Source records —
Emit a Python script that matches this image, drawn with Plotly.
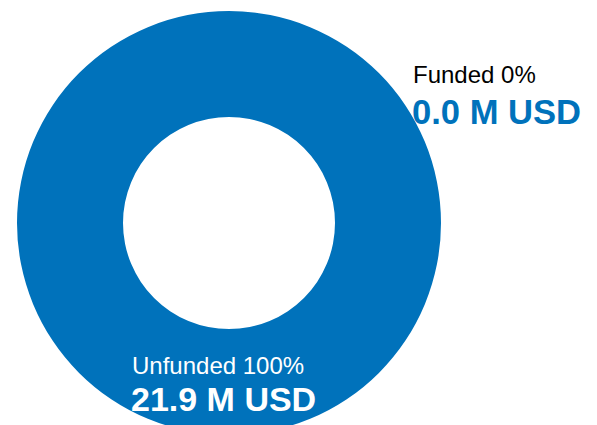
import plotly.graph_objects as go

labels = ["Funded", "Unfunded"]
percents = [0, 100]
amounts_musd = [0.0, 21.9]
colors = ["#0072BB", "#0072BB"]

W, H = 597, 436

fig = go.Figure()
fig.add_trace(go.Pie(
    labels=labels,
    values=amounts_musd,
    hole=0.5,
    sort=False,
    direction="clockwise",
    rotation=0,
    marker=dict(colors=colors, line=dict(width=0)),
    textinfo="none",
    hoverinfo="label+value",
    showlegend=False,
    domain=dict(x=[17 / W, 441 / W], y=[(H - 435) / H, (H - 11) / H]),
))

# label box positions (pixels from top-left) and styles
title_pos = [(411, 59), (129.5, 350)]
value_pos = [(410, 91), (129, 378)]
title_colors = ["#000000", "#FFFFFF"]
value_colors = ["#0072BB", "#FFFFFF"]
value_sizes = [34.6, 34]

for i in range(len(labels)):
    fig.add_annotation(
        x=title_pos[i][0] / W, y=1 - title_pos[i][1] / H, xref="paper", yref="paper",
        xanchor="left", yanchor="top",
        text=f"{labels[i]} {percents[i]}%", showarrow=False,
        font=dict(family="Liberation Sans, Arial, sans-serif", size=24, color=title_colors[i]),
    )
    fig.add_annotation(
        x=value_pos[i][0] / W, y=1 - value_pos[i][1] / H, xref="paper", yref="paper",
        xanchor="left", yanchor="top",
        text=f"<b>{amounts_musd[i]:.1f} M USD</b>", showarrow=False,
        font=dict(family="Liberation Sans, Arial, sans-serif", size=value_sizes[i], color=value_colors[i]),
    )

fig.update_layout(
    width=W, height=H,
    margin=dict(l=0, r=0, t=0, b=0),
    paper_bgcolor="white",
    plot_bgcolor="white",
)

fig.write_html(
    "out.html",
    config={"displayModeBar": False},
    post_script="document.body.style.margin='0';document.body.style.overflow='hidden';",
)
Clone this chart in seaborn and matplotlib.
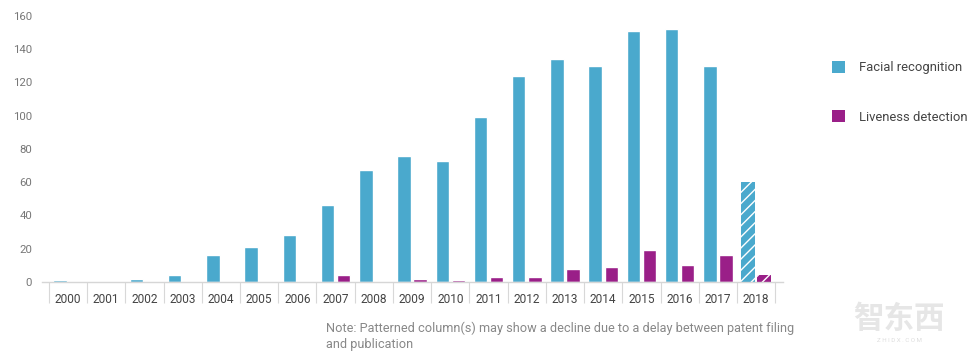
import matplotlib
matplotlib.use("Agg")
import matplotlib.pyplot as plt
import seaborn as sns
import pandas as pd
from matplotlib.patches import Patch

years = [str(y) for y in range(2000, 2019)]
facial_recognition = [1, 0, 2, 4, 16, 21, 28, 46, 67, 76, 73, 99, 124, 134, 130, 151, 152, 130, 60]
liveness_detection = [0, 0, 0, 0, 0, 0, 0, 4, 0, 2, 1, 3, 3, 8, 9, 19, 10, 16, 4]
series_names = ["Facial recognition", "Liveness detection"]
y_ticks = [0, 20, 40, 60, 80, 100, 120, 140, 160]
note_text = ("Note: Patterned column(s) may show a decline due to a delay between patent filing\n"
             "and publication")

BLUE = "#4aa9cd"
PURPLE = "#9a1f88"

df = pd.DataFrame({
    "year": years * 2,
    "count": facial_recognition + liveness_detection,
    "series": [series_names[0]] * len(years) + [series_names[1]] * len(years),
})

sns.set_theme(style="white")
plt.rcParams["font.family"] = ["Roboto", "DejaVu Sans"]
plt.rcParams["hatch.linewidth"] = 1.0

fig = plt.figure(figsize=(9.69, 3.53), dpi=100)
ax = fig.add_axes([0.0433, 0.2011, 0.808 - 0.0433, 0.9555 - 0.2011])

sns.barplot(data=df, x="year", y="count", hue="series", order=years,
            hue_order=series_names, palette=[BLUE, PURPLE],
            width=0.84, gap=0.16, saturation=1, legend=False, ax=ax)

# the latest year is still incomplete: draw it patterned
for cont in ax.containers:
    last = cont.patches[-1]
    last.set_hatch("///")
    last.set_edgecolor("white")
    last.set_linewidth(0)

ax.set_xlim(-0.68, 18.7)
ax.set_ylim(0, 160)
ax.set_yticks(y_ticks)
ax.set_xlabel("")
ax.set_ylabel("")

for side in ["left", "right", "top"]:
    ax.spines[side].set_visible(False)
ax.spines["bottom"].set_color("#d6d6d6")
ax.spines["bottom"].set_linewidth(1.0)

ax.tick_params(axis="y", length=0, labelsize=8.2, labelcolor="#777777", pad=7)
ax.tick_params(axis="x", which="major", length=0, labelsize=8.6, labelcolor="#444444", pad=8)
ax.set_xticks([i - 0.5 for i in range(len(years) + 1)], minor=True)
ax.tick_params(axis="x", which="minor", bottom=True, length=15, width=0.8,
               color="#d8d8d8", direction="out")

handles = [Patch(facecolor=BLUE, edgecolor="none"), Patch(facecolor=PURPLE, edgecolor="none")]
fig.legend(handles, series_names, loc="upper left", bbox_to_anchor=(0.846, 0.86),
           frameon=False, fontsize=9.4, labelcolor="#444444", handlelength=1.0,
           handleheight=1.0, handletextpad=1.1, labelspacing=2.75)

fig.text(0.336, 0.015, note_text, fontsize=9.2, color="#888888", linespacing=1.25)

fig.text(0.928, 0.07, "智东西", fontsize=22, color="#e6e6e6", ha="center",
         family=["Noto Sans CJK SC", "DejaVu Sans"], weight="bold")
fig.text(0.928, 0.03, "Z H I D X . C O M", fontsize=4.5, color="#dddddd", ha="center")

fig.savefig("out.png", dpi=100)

Exercise instructions — Strip out the images, then output the records above word for word.

Final result —
Emit a Python script that matches this image, drawn with Plotly.
import plotly.graph_objects as go

labels = ["Funded", "Unfunded"]
percents = [0, 100]
amounts_musd = [0.0, 21.9]
colors = ["#0072BB", "#0072BB"]

W, H = 597, 436

fig = go.Figure()
fig.add_trace(go.Pie(
    labels=labels,
    values=amounts_musd,
    hole=0.5,
    sort=False,
    direction="clockwise",
    rotation=0,
    marker=dict(colors=colors, line=dict(width=0)),
    textinfo="none",
    hoverinfo="label+value",
    showlegend=False,
    domain=dict(x=[17 / W, 441 / W], y=[(H - 435) / H, (H - 11) / H]),
))

# label box positions (pixels from top-left) and styles
title_pos = [(411, 59), (129.5, 350)]
value_pos = [(410, 91), (129, 378)]
title_colors = ["#000000", "#FFFFFF"]
value_colors = ["#0072BB", "#FFFFFF"]
value_sizes = [34.6, 34]

for i in range(len(labels)):
    fig.add_annotation(
        x=title_pos[i][0] / W, y=1 - title_pos[i][1] / H, xref="paper", yref="paper",
        xanchor="left", yanchor="top",
        text=f"{labels[i]} {percents[i]}%", showarrow=False,
        font=dict(family="Liberation Sans, Arial, sans-serif", size=24, color=title_colors[i]),
    )
    fig.add_annotation(
        x=value_pos[i][0] / W, y=1 - value_pos[i][1] / H, xref="paper", yref="paper",
        xanchor="left", yanchor="top",
        text=f"<b>{amounts_musd[i]:.1f} M USD</b>", showarrow=False,
        font=dict(family="Liberation Sans, Arial, sans-serif", size=value_sizes[i], color=value_colors[i]),
    )

fig.update_layout(
    width=W, height=H,
    margin=dict(l=0, r=0, t=0, b=0),
    paper_bgcolor="white",
    plot_bgcolor="white",
)

fig.write_html(
    "out.html",
    config={"displayModeBar": False},
    post_script="document.body.style.margin='0';document.body.style.overflow='hidden';",
)
Clone this chart in seaborn and matplotlib.
import matplotlib
matplotlib.use("Agg")
import matplotlib.pyplot as plt
import seaborn as sns
import pandas as pd
from matplotlib.patches import Patch

years = [str(y) for y in range(2000, 2019)]
facial_recognition = [1, 0, 2, 4, 16, 21, 28, 46, 67, 76, 73, 99, 124, 134, 130, 151, 152, 130, 60]
liveness_detection = [0, 0, 0, 0, 0, 0, 0, 4, 0, 2, 1, 3, 3, 8, 9, 19, 10, 16, 4]
series_names = ["Facial recognition", "Liveness detection"]
y_ticks = [0, 20, 40, 60, 80, 100, 120, 140, 160]
note_text = ("Note: Patterned column(s) may show a decline due to a delay between patent filing\n"
             "and publication")

BLUE = "#4aa9cd"
PURPLE = "#9a1f88"

df = pd.DataFrame({
    "year": years * 2,
    "count": facial_recognition + liveness_detection,
    "series": [series_names[0]] * len(years) + [series_names[1]] * len(years),
})

sns.set_theme(style="white")
plt.rcParams["font.family"] = ["Roboto", "DejaVu Sans"]
plt.rcParams["hatch.linewidth"] = 1.0

fig = plt.figure(figsize=(9.69, 3.53), dpi=100)
ax = fig.add_axes([0.0433, 0.2011, 0.808 - 0.0433, 0.9555 - 0.2011])

sns.barplot(data=df, x="year", y="count", hue="series", order=years,
            hue_order=series_names, palette=[BLUE, PURPLE],
            width=0.84, gap=0.16, saturation=1, legend=False, ax=ax)

# the latest year is still incomplete: draw it patterned
for cont in ax.containers:
    last = cont.patches[-1]
    last.set_hatch("///")
    last.set_edgecolor("white")
    last.set_linewidth(0)

ax.set_xlim(-0.68, 18.7)
ax.set_ylim(0, 160)
ax.set_yticks(y_ticks)
ax.set_xlabel("")
ax.set_ylabel("")

for side in ["left", "right", "top"]:
    ax.spines[side].set_visible(False)
ax.spines["bottom"].set_color("#d6d6d6")
ax.spines["bottom"].set_linewidth(1.0)

ax.tick_params(axis="y", length=0, labelsize=8.2, labelcolor="#777777", pad=7)
ax.tick_params(axis="x", which="major", length=0, labelsize=8.6, labelcolor="#444444", pad=8)
ax.set_xticks([i - 0.5 for i in range(len(years) + 1)], minor=True)
ax.tick_params(axis="x", which="minor", bottom=True, length=15, width=0.8,
               color="#d8d8d8", direction="out")

handles = [Patch(facecolor=BLUE, edgecolor="none"), Patch(facecolor=PURPLE, edgecolor="none")]
fig.legend(handles, series_names, loc="upper left", bbox_to_anchor=(0.846, 0.86),
           frameon=False, fontsize=9.4, labelcolor="#444444", handlelength=1.0,
           handleheight=1.0, handletextpad=1.1, labelspacing=2.75)

fig.text(0.336, 0.015, note_text, fontsize=9.2, color="#888888", linespacing=1.25)

fig.text(0.928, 0.07, "智东西", fontsize=22, color="#e6e6e6", ha="center",
         family=["Noto Sans CJK SC", "DejaVu Sans"], weight="bold")
fig.text(0.928, 0.03, "Z H I D X . C O M", fontsize=4.5, color="#dddddd", ha="center")

fig.savefig("out.png", dpi=100)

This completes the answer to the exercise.